Because of fears that federal support of research would result in political interference with the research process, the pattern established by Congress for the funding of research gave the representatives of the scientific community itself the day-to-day power to decide what research is to be done. Even in funding from the Department of Defense and the Department of Energy (formerly the Atomic Energy Commission), decisions about grants are made by a peer review system in which the reviewers and agency administrators are drawn from the research community and share in its general culture.

As a consequence, instead of producing a mass of grateful recipients of state patronage, public research support has created a large and prospering community of independent investigators—most of them affiliated with universities—with immense public prestige and with effective control over the distribution of funds for research.

[....]

Studies of climate change, endangered species, acceptable pollution levels, or the effect of sexual practices have not been called forth by pure scientific curiosity. Like all processes that are of direct relevance to human physical and psychic welfare, the costs and benefits of decisions will fall differently on different people. Any amount of lead is bad for your health. So what should be the minimum acceptable level of lead in the bloodstream? Whose bloodstream? Acceptable to whom? The worker in a lead refinery who lives in a badly polluted neighborhood near the plant whose family will bear the cost to their health and longevity of too much lead? The owner of shares in the refinery who winters in Sedona and summers on Cape Cod, whose health is not at issue but who will bear an economic cost of pollution control? A popular bumper sticker in Vermont reads "Another Vermonter for Global Warming." (That, of course, may be a scientific mistake, since general global warming may make Vermont colder.)

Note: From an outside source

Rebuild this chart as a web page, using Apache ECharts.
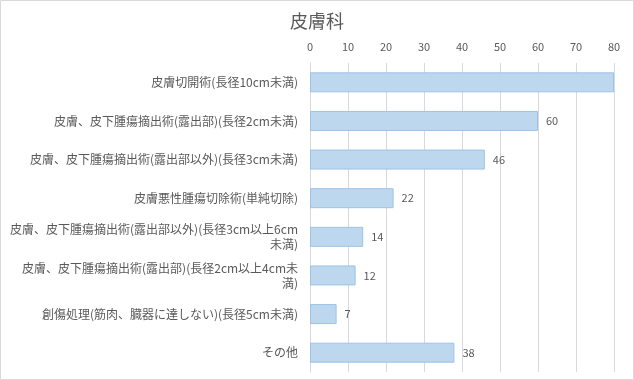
<!DOCTYPE html>
<html><head><meta charset="utf-8">
<script src="https://cdn.jsdelivr.net/npm/echarts@6/dist/echarts.min.js"></script>
<style>html,body{margin:0;padding:0;background:#fff}#c{width:634px;height:380px}</style>
</head><body><div id="c"></div>
<script>
const categories = [
  "皮膚切開術(長径10cm未満)",
  "皮膚、皮下腫瘍摘出術(露出部)(長径2cm未満)",
  "皮膚、皮下腫瘍摘出術(露出部以外)(長径3cm未満)",
  "皮膚悪性腫瘍切除術(単純切除)",
  "皮膚、皮下腫瘍摘出術(露出部以外)(長径3cm以上6cm\n未満)",
  "皮膚、皮下腫瘍摘出術(露出部)(長径2cm以上4cm未\n満)",
  "創傷処理(筋肉、臓器に達しない)(長径5cm未満)",
  "その他"
];
const values = [80, 60, 46, 22, 14, 12, 7, 38];
const hiddenLabel = [true, false, false, false, false, false, false, false];
const axisMin = 0, axisMax = 80, axisStep = 10;

const font = "'Noto Sans CJK JP', 'Noto Sans', sans-serif";
const chart = echarts.init(document.getElementById('c'));
chart.setOption({
  animation: false,
  title: { text: '皮膚科', left: 'center', top: 7,
    textStyle: { fontFamily: font, fontSize: 18, fontWeight: 'normal', color: '#595959' } },
  graphic: [{ type: 'rect', shape: { x: 0.5, y: 0.5, width: 633, height: 379 },
    style: { fill: 'none', stroke: '#d9d9d9', lineWidth: 1 }, silent: true }],
  grid: { left: 310, right: 20, top: 63, bottom: 8, containLabel: false },
  xAxis: { type: 'value', position: 'top', min: axisMin, max: axisMax, interval: axisStep,
    axisLine: { show: false }, axisTick: { show: false },
    axisLabel: { color: '#595959', fontSize: 11, fontFamily: font, margin: 11 },
    splitLine: { show: true, lineStyle: { color: '#d9d9d9', width: 1 } } },
  yAxis: { type: 'category', data: categories, inverse: true,
    axisLine: { show: true, lineStyle: { color: '#d9d9d9' } }, axisTick: { show: false },
    axisLabel: { color: '#595959', fontSize: 12, fontFamily: font, margin: 12, lineHeight: 15, align: 'right' } },
  series: [{ type: 'bar', barWidth: 20,
    data: values.map((v, i) => ({ value: v, label: { show: !hiddenLabel[i] } })),
    itemStyle: { color: '#BDD7EE', borderColor: '#9DC3E6', borderWidth: 1 },
    label: { show: true, position: 'right', distance: 8, color: '#595959', fontSize: 11, fontFamily: font } }]
});
</script></body></html>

My friends who are lawyers insist that the only general rule for deciding legal disputes is "It depends on the jurisdiction," and that rule applies equally to decisions about scientific questions of public import. It is disingenuous to claim that scientists come to their scientific work without prior ethical, economic, and social values and motivations. Everyone I know who studies endangered species cares about saving them. One never hears that the malarial parasite is "endangered." To do science is to be political if only because it is a political decision to spend some amount of limited human energy and social resources on a particular question.

[....]

If knowledge about the natural world is to rationally influence the decisions of an informed electorate, then people must believe that scientists tell the truth about nature insofar as they know it. While we might agree that prior political commitment could lead us to ask one question rather than another, or to put more weight on the result of a study that conforms to our prejudice rather than one that refutes it, every scientist must agree that outright fraud is beyond the pale. Putting aside the issue of morality, scientific investigation would be destroyed as a useful human endeavor and scientists would lose any claim on social resources if deliberate falsifications were not exposed. So scientists must be on the alert, ready to detect lies arising from within their institution. But this leads to a contradiction. To survive, science must expose dishonesty, but every such public exposure produces cynicism about the purity and disinterestedness of the institution and provides fuel for ideological anti-rationalism. The revelation that the paradoxical Piltdown Man fossil skull was, in fact, a hoax was a great relief to perplexed paleontologists but a cause of great exultation in Texas tabernacles.